[Written instruction]:
Please retype the data in full and exactly; the pictures are not part of the copy.

* BEGIN Data supplied *

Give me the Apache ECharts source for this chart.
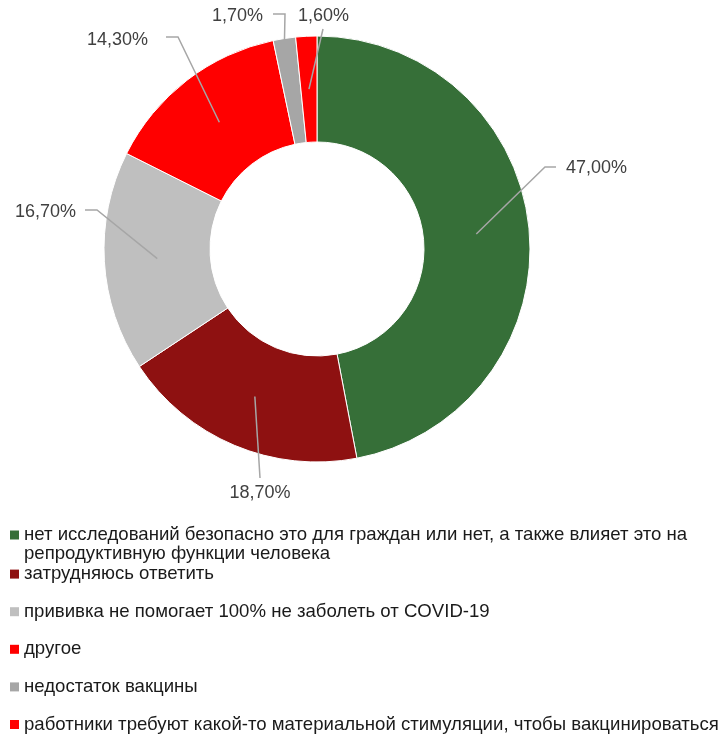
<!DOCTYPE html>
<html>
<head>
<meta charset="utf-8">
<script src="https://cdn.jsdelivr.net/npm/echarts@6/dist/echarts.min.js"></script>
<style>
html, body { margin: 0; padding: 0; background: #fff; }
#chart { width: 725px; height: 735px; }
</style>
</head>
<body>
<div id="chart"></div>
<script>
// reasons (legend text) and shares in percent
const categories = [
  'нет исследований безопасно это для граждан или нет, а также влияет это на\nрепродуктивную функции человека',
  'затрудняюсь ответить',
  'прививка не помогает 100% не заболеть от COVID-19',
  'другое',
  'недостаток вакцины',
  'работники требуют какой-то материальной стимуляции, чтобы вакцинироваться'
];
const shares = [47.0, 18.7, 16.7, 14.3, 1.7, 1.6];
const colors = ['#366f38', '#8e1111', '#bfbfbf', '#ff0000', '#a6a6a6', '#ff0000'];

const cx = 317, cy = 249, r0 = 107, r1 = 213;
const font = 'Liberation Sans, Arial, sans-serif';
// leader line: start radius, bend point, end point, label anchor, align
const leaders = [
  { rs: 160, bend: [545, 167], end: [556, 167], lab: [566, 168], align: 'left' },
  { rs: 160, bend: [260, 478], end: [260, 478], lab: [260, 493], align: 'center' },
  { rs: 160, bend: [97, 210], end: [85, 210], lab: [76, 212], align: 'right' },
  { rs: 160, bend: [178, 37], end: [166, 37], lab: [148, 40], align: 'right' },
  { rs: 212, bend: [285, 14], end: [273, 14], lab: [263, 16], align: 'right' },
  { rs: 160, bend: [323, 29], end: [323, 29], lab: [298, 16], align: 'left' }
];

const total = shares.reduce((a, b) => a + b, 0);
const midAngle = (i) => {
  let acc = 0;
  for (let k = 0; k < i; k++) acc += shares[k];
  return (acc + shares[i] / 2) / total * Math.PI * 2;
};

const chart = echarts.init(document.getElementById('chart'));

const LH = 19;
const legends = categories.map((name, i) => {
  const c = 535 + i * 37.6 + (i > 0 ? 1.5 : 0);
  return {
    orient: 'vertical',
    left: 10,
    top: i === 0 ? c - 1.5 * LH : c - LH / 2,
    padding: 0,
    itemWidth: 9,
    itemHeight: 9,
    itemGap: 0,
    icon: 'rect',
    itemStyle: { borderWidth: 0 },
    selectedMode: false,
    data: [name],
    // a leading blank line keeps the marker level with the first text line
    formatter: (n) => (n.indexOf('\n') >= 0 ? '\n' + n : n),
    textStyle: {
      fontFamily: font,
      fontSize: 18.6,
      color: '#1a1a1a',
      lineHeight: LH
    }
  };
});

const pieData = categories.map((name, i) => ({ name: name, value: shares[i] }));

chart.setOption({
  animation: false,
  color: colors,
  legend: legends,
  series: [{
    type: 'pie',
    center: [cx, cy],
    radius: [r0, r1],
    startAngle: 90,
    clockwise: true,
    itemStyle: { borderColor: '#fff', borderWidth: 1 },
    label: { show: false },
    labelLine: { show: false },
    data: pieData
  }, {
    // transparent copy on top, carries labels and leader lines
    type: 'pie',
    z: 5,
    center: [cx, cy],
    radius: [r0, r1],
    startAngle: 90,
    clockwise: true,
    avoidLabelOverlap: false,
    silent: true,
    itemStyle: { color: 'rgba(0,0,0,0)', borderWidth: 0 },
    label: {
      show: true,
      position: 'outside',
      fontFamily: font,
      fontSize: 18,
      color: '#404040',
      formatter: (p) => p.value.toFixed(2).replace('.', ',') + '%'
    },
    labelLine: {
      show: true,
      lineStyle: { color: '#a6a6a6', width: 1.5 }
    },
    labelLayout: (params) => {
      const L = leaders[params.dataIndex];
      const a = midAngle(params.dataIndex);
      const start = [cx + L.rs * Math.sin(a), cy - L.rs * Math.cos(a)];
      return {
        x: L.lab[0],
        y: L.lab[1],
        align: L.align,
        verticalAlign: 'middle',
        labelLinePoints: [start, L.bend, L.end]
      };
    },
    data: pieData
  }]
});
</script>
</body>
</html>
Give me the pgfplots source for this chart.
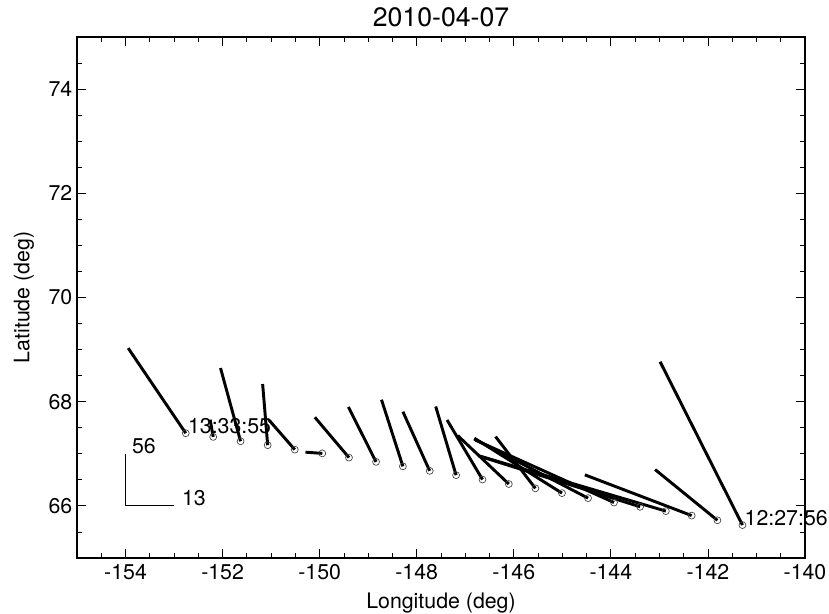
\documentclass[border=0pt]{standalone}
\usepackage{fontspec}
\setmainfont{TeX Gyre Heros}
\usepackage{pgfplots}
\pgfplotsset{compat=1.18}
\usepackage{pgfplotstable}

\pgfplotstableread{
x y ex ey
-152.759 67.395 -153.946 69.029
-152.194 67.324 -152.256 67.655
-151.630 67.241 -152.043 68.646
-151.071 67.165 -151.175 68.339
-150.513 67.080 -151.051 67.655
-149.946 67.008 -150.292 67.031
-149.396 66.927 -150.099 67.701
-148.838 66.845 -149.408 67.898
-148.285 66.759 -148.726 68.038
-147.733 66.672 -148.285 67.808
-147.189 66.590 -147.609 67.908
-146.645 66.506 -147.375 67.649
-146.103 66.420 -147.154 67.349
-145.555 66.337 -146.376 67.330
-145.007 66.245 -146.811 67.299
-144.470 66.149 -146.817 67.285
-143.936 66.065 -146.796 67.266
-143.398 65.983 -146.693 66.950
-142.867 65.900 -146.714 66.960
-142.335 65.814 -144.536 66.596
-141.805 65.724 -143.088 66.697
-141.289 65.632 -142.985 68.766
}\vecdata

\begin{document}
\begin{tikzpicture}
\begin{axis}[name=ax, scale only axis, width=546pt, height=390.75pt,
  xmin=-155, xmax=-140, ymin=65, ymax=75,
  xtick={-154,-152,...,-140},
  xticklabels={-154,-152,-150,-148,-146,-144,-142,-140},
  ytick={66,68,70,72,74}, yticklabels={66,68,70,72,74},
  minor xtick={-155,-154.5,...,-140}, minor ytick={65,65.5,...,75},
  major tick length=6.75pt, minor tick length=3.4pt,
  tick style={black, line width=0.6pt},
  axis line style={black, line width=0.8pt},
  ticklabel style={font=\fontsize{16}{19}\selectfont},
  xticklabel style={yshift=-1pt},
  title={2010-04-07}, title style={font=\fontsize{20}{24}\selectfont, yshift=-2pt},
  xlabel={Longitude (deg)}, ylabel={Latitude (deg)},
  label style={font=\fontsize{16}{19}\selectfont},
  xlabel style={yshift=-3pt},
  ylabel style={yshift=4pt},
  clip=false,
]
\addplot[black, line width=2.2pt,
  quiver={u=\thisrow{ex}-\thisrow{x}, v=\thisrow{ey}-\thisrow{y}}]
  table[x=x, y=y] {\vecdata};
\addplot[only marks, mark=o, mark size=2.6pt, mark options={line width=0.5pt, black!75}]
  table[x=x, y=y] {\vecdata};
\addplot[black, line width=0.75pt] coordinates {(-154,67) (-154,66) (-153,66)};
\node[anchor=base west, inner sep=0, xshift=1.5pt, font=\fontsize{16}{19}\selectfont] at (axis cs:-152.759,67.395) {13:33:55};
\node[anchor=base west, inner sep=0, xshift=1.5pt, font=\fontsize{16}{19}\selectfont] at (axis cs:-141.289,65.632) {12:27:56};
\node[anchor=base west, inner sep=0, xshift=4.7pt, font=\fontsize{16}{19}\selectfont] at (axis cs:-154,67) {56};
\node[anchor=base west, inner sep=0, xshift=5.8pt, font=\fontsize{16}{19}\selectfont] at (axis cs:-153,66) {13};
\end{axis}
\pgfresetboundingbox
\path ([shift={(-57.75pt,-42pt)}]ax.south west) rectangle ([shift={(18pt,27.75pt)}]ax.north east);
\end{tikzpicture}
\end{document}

* END Data supplied *

[Answer to this problem]:
Give me the Apache ECharts source for this chart.
<!DOCTYPE html>
<html>
<head>
<meta charset="utf-8">
<script src="https://cdn.jsdelivr.net/npm/echarts@6/dist/echarts.min.js"></script>
<style>
html, body { margin: 0; padding: 0; background: #fff; }
#chart { width: 725px; height: 735px; }
</style>
</head>
<body>
<div id="chart"></div>
<script>
// reasons (legend text) and shares in percent
const categories = [
  'нет исследований безопасно это для граждан или нет, а также влияет это на\nрепродуктивную функции человека',
  'затрудняюсь ответить',
  'прививка не помогает 100% не заболеть от COVID-19',
  'другое',
  'недостаток вакцины',
  'работники требуют какой-то материальной стимуляции, чтобы вакцинироваться'
];
const shares = [47.0, 18.7, 16.7, 14.3, 1.7, 1.6];
const colors = ['#366f38', '#8e1111', '#bfbfbf', '#ff0000', '#a6a6a6', '#ff0000'];

const cx = 317, cy = 249, r0 = 107, r1 = 213;
const font = 'Liberation Sans, Arial, sans-serif';
// leader line: start radius, bend point, end point, label anchor, align
const leaders = [
  { rs: 160, bend: [545, 167], end: [556, 167], lab: [566, 168], align: 'left' },
  { rs: 160, bend: [260, 478], end: [260, 478], lab: [260, 493], align: 'center' },
  { rs: 160, bend: [97, 210], end: [85, 210], lab: [76, 212], align: 'right' },
  { rs: 160, bend: [178, 37], end: [166, 37], lab: [148, 40], align: 'right' },
  { rs: 212, bend: [285, 14], end: [273, 14], lab: [263, 16], align: 'right' },
  { rs: 160, bend: [323, 29], end: [323, 29], lab: [298, 16], align: 'left' }
];

const total = shares.reduce((a, b) => a + b, 0);
const midAngle = (i) => {
  let acc = 0;
  for (let k = 0; k < i; k++) acc += shares[k];
  return (acc + shares[i] / 2) / total * Math.PI * 2;
};

const chart = echarts.init(document.getElementById('chart'));

const LH = 19;
const legends = categories.map((name, i) => {
  const c = 535 + i * 37.6 + (i > 0 ? 1.5 : 0);
  return {
    orient: 'vertical',
    left: 10,
    top: i === 0 ? c - 1.5 * LH : c - LH / 2,
    padding: 0,
    itemWidth: 9,
    itemHeight: 9,
    itemGap: 0,
    icon: 'rect',
    itemStyle: { borderWidth: 0 },
    selectedMode: false,
    data: [name],
    // a leading blank line keeps the marker level with the first text line
    formatter: (n) => (n.indexOf('\n') >= 0 ? '\n' + n : n),
    textStyle: {
      fontFamily: font,
      fontSize: 18.6,
      color: '#1a1a1a',
      lineHeight: LH
    }
  };
});

const pieData = categories.map((name, i) => ({ name: name, value: shares[i] }));

chart.setOption({
  animation: false,
  color: colors,
  legend: legends,
  series: [{
    type: 'pie',
    center: [cx, cy],
    radius: [r0, r1],
    startAngle: 90,
    clockwise: true,
    itemStyle: { borderColor: '#fff', borderWidth: 1 },
    label: { show: false },
    labelLine: { show: false },
    data: pieData
  }, {
    // transparent copy on top, carries labels and leader lines
    type: 'pie',
    z: 5,
    center: [cx, cy],
    radius: [r0, r1],
    startAngle: 90,
    clockwise: true,
    avoidLabelOverlap: false,
    silent: true,
    itemStyle: { color: 'rgba(0,0,0,0)', borderWidth: 0 },
    label: {
      show: true,
      position: 'outside',
      fontFamily: font,
      fontSize: 18,
      color: '#404040',
      formatter: (p) => p.value.toFixed(2).replace('.', ',') + '%'
    },
    labelLine: {
      show: true,
      lineStyle: { color: '#a6a6a6', width: 1.5 }
    },
    labelLayout: (params) => {
      const L = leaders[params.dataIndex];
      const a = midAngle(params.dataIndex);
      const start = [cx + L.rs * Math.sin(a), cy - L.rs * Math.cos(a)];
      return {
        x: L.lab[0],
        y: L.lab[1],
        align: L.align,
        verticalAlign: 'middle',
        labelLinePoints: [start, L.bend, L.end]
      };
    },
    data: pieData
  }]
});
</script>
</body>
</html>
Give me the pgfplots source for this chart.
\documentclass[border=0pt]{standalone}
\usepackage{fontspec}
\setmainfont{TeX Gyre Heros}
\usepackage{pgfplots}
\pgfplotsset{compat=1.18}
\usepackage{pgfplotstable}

\pgfplotstableread{
x y ex ey
-152.759 67.395 -153.946 69.029
-152.194 67.324 -152.256 67.655
-151.630 67.241 -152.043 68.646
-151.071 67.165 -151.175 68.339
-150.513 67.080 -151.051 67.655
-149.946 67.008 -150.292 67.031
-149.396 66.927 -150.099 67.701
-148.838 66.845 -149.408 67.898
-148.285 66.759 -148.726 68.038
-147.733 66.672 -148.285 67.808
-147.189 66.590 -147.609 67.908
-146.645 66.506 -147.375 67.649
-146.103 66.420 -147.154 67.349
-145.555 66.337 -146.376 67.330
-145.007 66.245 -146.811 67.299
-144.470 66.149 -146.817 67.285
-143.936 66.065 -146.796 67.266
-143.398 65.983 -146.693 66.950
-142.867 65.900 -146.714 66.960
-142.335 65.814 -144.536 66.596
-141.805 65.724 -143.088 66.697
-141.289 65.632 -142.985 68.766
}\vecdata

\begin{document}
\begin{tikzpicture}
\begin{axis}[name=ax, scale only axis, width=546pt, height=390.75pt,
  xmin=-155, xmax=-140, ymin=65, ymax=75,
  xtick={-154,-152,...,-140},
  xticklabels={-154,-152,-150,-148,-146,-144,-142,-140},
  ytick={66,68,70,72,74}, yticklabels={66,68,70,72,74},
  minor xtick={-155,-154.5,...,-140}, minor ytick={65,65.5,...,75},
  major tick length=6.75pt, minor tick length=3.4pt,
  tick style={black, line width=0.6pt},
  axis line style={black, line width=0.8pt},
  ticklabel style={font=\fontsize{16}{19}\selectfont},
  xticklabel style={yshift=-1pt},
  title={2010-04-07}, title style={font=\fontsize{20}{24}\selectfont, yshift=-2pt},
  xlabel={Longitude (deg)}, ylabel={Latitude (deg)},
  label style={font=\fontsize{16}{19}\selectfont},
  xlabel style={yshift=-3pt},
  ylabel style={yshift=4pt},
  clip=false,
]
\addplot[black, line width=2.2pt,
  quiver={u=\thisrow{ex}-\thisrow{x}, v=\thisrow{ey}-\thisrow{y}}]
  table[x=x, y=y] {\vecdata};
\addplot[only marks, mark=o, mark size=2.6pt, mark options={line width=0.5pt, black!75}]
  table[x=x, y=y] {\vecdata};
\addplot[black, line width=0.75pt] coordinates {(-154,67) (-154,66) (-153,66)};
\node[anchor=base west, inner sep=0, xshift=1.5pt, font=\fontsize{16}{19}\selectfont] at (axis cs:-152.759,67.395) {13:33:55};
\node[anchor=base west, inner sep=0, xshift=1.5pt, font=\fontsize{16}{19}\selectfont] at (axis cs:-141.289,65.632) {12:27:56};
\node[anchor=base west, inner sep=0, xshift=4.7pt, font=\fontsize{16}{19}\selectfont] at (axis cs:-154,67) {56};
\node[anchor=base west, inner sep=0, xshift=5.8pt, font=\fontsize{16}{19}\selectfont] at (axis cs:-153,66) {13};
\end{axis}
\pgfresetboundingbox
\path ([shift={(-57.75pt,-42pt)}]ax.south west) rectangle ([shift={(18pt,27.75pt)}]ax.north east);
\end{tikzpicture}
\end{document}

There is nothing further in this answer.